» Provided records:

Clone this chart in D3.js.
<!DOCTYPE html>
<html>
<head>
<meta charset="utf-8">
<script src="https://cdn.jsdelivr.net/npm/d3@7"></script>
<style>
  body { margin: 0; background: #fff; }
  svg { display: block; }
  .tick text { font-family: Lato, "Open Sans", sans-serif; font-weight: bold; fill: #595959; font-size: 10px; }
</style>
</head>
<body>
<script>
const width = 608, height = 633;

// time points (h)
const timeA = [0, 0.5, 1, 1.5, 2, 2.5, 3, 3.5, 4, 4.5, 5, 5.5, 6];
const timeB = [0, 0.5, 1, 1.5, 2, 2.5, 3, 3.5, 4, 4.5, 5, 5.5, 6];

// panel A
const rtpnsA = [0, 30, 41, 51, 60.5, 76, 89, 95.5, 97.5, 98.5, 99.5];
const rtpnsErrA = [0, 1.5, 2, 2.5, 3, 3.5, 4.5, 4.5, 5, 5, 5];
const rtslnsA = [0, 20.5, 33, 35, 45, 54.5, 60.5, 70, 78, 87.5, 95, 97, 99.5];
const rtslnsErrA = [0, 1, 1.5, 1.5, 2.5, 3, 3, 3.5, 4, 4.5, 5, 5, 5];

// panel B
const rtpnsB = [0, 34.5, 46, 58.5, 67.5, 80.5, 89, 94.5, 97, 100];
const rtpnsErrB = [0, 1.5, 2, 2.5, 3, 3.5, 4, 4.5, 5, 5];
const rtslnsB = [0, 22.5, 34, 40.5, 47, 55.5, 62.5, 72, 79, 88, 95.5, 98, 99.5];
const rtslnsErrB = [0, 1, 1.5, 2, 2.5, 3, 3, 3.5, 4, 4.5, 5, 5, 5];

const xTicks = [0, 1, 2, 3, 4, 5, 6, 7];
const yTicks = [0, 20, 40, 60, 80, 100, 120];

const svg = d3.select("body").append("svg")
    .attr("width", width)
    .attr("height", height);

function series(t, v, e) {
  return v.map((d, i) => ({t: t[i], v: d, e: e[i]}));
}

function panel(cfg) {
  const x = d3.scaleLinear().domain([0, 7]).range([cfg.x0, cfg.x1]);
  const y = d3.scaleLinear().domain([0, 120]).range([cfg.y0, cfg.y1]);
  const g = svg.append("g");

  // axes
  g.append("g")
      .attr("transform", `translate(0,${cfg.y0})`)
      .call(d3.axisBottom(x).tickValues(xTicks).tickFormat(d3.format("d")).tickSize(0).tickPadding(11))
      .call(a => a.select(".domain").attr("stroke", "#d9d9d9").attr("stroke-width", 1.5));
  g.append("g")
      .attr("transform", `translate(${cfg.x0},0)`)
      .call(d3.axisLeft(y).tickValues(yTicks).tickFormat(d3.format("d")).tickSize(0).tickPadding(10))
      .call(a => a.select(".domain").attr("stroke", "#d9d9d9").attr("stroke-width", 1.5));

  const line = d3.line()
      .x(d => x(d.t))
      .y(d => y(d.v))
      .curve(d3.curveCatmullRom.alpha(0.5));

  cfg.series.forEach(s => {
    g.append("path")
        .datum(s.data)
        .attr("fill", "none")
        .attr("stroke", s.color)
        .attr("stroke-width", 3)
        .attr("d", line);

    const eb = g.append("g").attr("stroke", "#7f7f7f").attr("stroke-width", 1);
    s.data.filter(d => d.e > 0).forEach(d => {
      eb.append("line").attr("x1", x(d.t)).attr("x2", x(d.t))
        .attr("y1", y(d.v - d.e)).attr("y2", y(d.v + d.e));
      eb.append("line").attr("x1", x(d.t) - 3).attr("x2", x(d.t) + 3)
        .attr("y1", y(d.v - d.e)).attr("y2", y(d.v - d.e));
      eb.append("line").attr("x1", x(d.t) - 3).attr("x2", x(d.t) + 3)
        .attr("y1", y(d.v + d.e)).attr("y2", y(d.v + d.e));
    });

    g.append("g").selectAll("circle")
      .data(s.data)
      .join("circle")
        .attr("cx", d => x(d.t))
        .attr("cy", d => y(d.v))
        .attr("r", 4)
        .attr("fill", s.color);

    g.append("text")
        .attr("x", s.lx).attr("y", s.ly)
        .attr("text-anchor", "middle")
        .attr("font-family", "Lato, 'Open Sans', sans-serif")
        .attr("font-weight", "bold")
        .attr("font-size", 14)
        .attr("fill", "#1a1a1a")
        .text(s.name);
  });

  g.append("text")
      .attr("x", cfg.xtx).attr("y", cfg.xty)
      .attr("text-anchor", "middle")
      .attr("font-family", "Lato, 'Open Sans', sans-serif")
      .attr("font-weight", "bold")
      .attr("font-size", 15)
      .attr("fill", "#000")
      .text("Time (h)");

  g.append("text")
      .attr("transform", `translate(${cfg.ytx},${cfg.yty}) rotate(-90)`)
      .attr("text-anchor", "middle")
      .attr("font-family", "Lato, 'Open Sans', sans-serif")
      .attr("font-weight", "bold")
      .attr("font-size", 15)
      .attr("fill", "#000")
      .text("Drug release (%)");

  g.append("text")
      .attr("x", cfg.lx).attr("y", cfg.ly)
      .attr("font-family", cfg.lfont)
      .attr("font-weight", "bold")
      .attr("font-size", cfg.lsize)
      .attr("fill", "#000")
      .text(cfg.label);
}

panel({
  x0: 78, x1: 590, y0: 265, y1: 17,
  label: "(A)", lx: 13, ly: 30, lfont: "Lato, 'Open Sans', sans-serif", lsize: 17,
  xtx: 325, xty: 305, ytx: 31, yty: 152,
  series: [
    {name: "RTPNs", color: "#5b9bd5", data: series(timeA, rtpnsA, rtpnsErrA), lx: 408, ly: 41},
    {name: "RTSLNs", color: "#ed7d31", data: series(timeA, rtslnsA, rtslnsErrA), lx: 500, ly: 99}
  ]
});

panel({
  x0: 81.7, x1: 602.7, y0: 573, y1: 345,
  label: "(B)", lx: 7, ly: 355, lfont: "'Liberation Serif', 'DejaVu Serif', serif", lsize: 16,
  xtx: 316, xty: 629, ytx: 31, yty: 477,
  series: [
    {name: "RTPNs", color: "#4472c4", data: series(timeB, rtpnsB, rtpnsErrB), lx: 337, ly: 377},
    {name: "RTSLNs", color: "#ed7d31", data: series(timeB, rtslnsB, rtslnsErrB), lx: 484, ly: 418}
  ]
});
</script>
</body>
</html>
--
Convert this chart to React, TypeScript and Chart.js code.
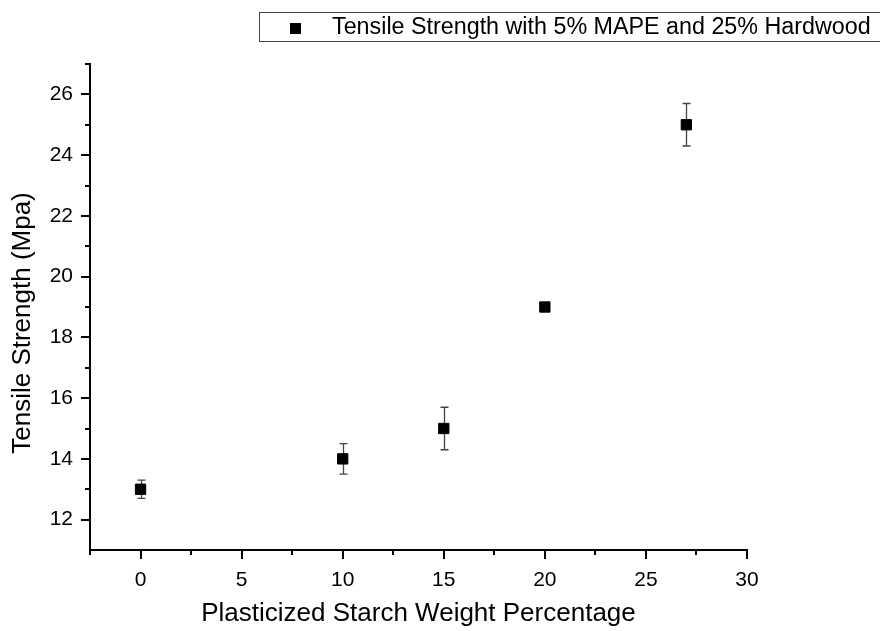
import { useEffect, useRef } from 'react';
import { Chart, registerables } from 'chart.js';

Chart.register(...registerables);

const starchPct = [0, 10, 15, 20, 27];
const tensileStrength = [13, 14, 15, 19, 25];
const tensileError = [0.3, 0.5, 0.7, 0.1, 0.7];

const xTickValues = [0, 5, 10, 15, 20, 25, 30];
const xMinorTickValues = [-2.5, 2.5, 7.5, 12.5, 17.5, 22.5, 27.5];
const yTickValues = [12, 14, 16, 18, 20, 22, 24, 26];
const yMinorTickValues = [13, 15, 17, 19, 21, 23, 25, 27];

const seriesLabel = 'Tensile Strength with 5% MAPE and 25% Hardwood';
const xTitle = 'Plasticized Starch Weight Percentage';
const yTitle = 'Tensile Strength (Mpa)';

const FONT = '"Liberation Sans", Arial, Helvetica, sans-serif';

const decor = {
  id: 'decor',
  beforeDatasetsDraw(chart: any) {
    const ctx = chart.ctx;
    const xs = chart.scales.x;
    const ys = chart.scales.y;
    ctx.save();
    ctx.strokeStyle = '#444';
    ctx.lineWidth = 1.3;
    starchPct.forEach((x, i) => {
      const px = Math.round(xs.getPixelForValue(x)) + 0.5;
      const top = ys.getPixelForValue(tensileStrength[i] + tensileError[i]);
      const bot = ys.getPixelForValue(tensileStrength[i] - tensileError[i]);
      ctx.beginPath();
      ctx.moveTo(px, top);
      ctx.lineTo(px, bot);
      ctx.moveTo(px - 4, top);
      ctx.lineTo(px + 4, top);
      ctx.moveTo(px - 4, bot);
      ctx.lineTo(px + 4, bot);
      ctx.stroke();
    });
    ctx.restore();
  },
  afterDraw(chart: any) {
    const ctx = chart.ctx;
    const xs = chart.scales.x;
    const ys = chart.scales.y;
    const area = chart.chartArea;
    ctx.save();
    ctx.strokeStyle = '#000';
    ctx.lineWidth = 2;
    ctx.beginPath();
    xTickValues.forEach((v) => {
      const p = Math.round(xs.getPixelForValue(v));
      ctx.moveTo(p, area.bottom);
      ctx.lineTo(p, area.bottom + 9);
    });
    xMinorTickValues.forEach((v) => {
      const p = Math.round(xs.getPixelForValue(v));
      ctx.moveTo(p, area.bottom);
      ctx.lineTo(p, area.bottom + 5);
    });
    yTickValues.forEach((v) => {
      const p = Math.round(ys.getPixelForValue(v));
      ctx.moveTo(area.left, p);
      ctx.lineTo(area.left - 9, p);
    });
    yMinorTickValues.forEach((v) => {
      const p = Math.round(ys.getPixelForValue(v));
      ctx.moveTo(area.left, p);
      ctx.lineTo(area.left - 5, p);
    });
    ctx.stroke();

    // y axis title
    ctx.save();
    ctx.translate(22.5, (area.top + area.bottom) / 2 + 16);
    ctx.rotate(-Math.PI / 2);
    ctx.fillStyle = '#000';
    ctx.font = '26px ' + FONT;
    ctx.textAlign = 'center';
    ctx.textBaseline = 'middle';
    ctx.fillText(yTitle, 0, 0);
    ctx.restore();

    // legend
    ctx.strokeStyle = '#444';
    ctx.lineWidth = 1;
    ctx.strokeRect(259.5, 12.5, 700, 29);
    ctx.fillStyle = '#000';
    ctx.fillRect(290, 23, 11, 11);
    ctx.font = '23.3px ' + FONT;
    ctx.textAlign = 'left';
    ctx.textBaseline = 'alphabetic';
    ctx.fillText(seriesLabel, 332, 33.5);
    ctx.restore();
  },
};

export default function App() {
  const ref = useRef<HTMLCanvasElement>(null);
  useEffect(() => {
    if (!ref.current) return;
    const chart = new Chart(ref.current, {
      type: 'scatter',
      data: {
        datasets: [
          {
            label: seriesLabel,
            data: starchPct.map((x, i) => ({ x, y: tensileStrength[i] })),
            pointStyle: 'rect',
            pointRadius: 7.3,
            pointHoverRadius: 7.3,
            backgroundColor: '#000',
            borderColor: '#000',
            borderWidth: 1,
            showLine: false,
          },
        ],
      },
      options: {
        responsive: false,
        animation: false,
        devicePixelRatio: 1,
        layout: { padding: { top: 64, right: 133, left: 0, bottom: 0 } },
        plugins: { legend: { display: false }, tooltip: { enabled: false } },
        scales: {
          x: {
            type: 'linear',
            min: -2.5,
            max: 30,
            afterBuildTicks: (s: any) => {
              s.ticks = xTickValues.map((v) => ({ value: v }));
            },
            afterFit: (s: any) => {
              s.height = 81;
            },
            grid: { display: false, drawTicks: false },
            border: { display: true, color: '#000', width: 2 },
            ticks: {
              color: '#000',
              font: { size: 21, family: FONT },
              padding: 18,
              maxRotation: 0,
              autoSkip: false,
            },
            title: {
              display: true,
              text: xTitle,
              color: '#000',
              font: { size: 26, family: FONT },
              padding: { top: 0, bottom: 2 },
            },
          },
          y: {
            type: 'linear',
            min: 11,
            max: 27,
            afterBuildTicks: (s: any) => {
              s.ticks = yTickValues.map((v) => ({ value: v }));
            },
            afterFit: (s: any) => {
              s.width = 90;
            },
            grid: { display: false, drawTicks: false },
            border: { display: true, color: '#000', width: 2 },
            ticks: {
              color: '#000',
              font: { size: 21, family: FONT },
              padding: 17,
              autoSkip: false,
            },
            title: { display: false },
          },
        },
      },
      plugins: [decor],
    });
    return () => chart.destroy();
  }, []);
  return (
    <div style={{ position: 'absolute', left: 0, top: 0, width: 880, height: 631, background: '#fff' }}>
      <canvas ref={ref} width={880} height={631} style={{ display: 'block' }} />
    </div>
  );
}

» Task prompt: Word for word, retype the lines in the entries above that run from the one with "Convert this chart" through the one with "Arial, Helvetica, sans-serif';". Both ends count; pictures do not.

» Response for this exercise:
Convert this chart to React, TypeScript and Chart.js code.
import { useEffect, useRef } from 'react';
import { Chart, registerables } from 'chart.js';

Chart.register(...registerables);

const starchPct = [0, 10, 15, 20, 27];
const tensileStrength = [13, 14, 15, 19, 25];
const tensileError = [0.3, 0.5, 0.7, 0.1, 0.7];

const xTickValues = [0, 5, 10, 15, 20, 25, 30];
const xMinorTickValues = [-2.5, 2.5, 7.5, 12.5, 17.5, 22.5, 27.5];
const yTickValues = [12, 14, 16, 18, 20, 22, 24, 26];
const yMinorTickValues = [13, 15, 17, 19, 21, 23, 25, 27];

const seriesLabel = 'Tensile Strength with 5% MAPE and 25% Hardwood';
const xTitle = 'Plasticized Starch Weight Percentage';
const yTitle = 'Tensile Strength (Mpa)';

const FONT = '"Liberation Sans", Arial, Helvetica, sans-serif';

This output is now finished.